# Start of Available data
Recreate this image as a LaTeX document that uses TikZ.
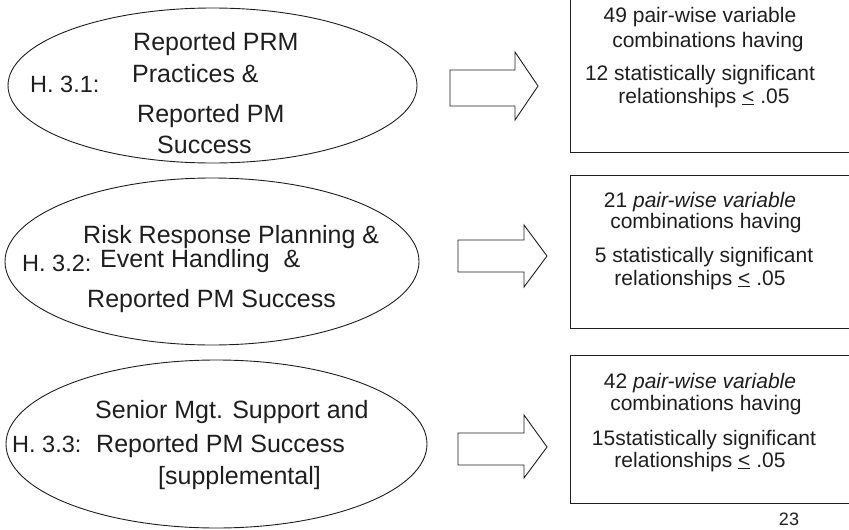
\documentclass[tikz,border=0pt]{standalone}
\usepackage{fontspec}
\setmainfont{Liberation Sans}
\usetikzlibrary{shapes.geometric}
\definecolor{ink}{HTML}{1E1E1E}
\tikzset{
  oval/.style={draw=ink, ellipse, line width=0.9pt, inner sep=0pt},
  panel/.style={draw=ink, rectangle, line width=0.9pt, inner sep=0pt, anchor=north west},
  blockarrow/.style={draw=ink, line width=0.9pt, line join=miter},
  big/.style={font=\fontsize{25}{30}\selectfont, text=ink, anchor=base west, inner sep=0pt},
  tag/.style={font=\fontsize{23.5}{28}\selectfont, text=ink, anchor=base west, inner sep=0pt},
  small/.style={font=\fontsize{21}{25}\selectfont, text=ink, anchor=base, inner sep=0pt},
}
\newcommand{\lteq}{\underline{<}}
\begin{document}
\begin{tikzpicture}[x=1pt, y=-1pt]
  \useasboundingbox (0,0) rectangle (849,530);
  \clip (0,0) rectangle (849,530);

  % hypothesis ovals
  \node[oval, minimum width=409pt, minimum height=155pt] (e1) at (212.5,85.5) {};
  \node[oval, minimum width=414pt, minimum height=167pt] (e2) at (212,261.5) {};
  \node[oval, minimum width=421pt, minimum height=168pt] (e3) at (216.5,444) {};

  % oval texts
  \node[tag]  (h1)  at (30,92)   {H. 3.1:};
  \node[big]  (t1a) at (133,50)  {Reported PRM};
  \node[big]  (t1b) at (132,82)  {Practices \&};
  \node[big]  (t1c) at (137,122) {Reported PM};
  \node[big]  (t1d) at (157,153) {Success};

  \node[tag]  (h2)  at (22,271)  {H. 3.2:};
  \node[big]  (t2a) at (83,243)  {Risk Response Planning \&};
  \node[big]  (t2b) at (100,267) {Event Handling\ \ \&};
  \node[big]  (t2c) at (87,307)  {Reported PM Success};

  \node[tag]  (h3)  at (12,452)  {H. 3.3:};
  \node[big]  (t3a) at (95,418)  {Senior Mgt. Support and};
  \node[big]  (t3b) at (96,452)  {Reported PM Success};
  \node[big]  (t3c) at (158,484) {[supplemental]};

  % block arrows
  \coordinate (a1) at (450,70);
  \coordinate (a2) at (458,240);
  \coordinate (a3) at (458,433);
  \draw[blockarrow] (a1) -- ++(65,0) -- ++(0,-18) -- ++(23,34) -- ++(-23,34) -- ++(0,-14) -- ++(-65,0) -- cycle;
  \draw[blockarrow] (a2) -- ++(66,0) -- ++(0,-15) -- ++(23,31) -- ++(-23,31) -- ++(0,-15) -- ++(-66,0) -- cycle;
  \draw[blockarrow] (a3) -- ++(66,0) -- ++(0,-18) -- ++(23,32) -- ++(-23,31) -- ++(0,-13) -- ++(-66,0) -- cycle;

  % result boxes
  \node[panel, minimum width=290pt, minimum height=162pt] (b1) at (570,-10) {};
  \node[panel, minimum width=290pt, minimum height=153pt] (b2) at (570,175) {};
  \node[panel, minimum width=290pt, minimum height=148pt] (b3) at (570,355) {};

  \node[small] (r1a) at (700,22)  {49 pair-wise variable};
  \node[small] (r1b) at (708,47)  {combinations having};
  \node[small] (r1c) at (700,80)  {12 statistically significant};
  \node[small] (r1d) at (704,103) {relationships \lteq{} .05};

  \node[small] (r2a) at (700,207) {21 \textit{pair-wise variable}};
  \node[small] (r2b) at (706,228) {combinations having};
  \node[small] (r2c) at (704,262) {5 statistically significant};
  \node[small] (r2d) at (700,285) {relationships \lteq{} .05};

  \node[small] (r3a) at (700,388) {42 \textit{pair-wise variable}};
  \node[small] (r3b) at (706,410) {combinations having};
  \node[small] (r3c) at (704,445) {15statistically significant};
  \node[small] (r3d) at (700,467) {relationships \lteq{} .05};

  % page number
  \node[small, font=\fontsize{18}{21}\selectfont] (pg) at (789,525) {23};
\end{tikzpicture}
\end{document}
# End of Available data
Given task: Restate the material word for word from its first line through the line containing "(t3c) at (158,484)", both included; the pictures do not belong in it.

Reply to the task:
Recreate this image as a LaTeX document that uses TikZ.
\documentclass[tikz,border=0pt]{standalone}
\usepackage{fontspec}
\setmainfont{Liberation Sans}
\usetikzlibrary{shapes.geometric}
\definecolor{ink}{HTML}{1E1E1E}
\tikzset{
  oval/.style={draw=ink, ellipse, line width=0.9pt, inner sep=0pt},
  panel/.style={draw=ink, rectangle, line width=0.9pt, inner sep=0pt, anchor=north west},
  blockarrow/.style={draw=ink, line width=0.9pt, line join=miter},
  big/.style={font=\fontsize{25}{30}\selectfont, text=ink, anchor=base west, inner sep=0pt},
  tag/.style={font=\fontsize{23.5}{28}\selectfont, text=ink, anchor=base west, inner sep=0pt},
  small/.style={font=\fontsize{21}{25}\selectfont, text=ink, anchor=base, inner sep=0pt},
}
\newcommand{\lteq}{\underline{<}}
\begin{document}
\begin{tikzpicture}[x=1pt, y=-1pt]
  \useasboundingbox (0,0) rectangle (849,530);
  \clip (0,0) rectangle (849,530);

  % hypothesis ovals
  \node[oval, minimum width=409pt, minimum height=155pt] (e1) at (212.5,85.5) {};
  \node[oval, minimum width=414pt, minimum height=167pt] (e2) at (212,261.5) {};
  \node[oval, minimum width=421pt, minimum height=168pt] (e3) at (216.5,444) {};

  % oval texts
  \node[tag]  (h1)  at (30,92)   {H. 3.1:};
  \node[big]  (t1a) at (133,50)  {Reported PRM};
  \node[big]  (t1b) at (132,82)  {Practices \&};
  \node[big]  (t1c) at (137,122) {Reported PM};
  \node[big]  (t1d) at (157,153) {Success};

  \node[tag]  (h2)  at (22,271)  {H. 3.2:};
  \node[big]  (t2a) at (83,243)  {Risk Response Planning \&};
  \node[big]  (t2b) at (100,267) {Event Handling\ \ \&};
  \node[big]  (t2c) at (87,307)  {Reported PM Success};

  \node[tag]  (h3)  at (12,452)  {H. 3.3:};
  \node[big]  (t3a) at (95,418)  {Senior Mgt. Support and};
  \node[big]  (t3b) at (96,452)  {Reported PM Success};
  \node[big]  (t3c) at (158,484) {[supplemental]};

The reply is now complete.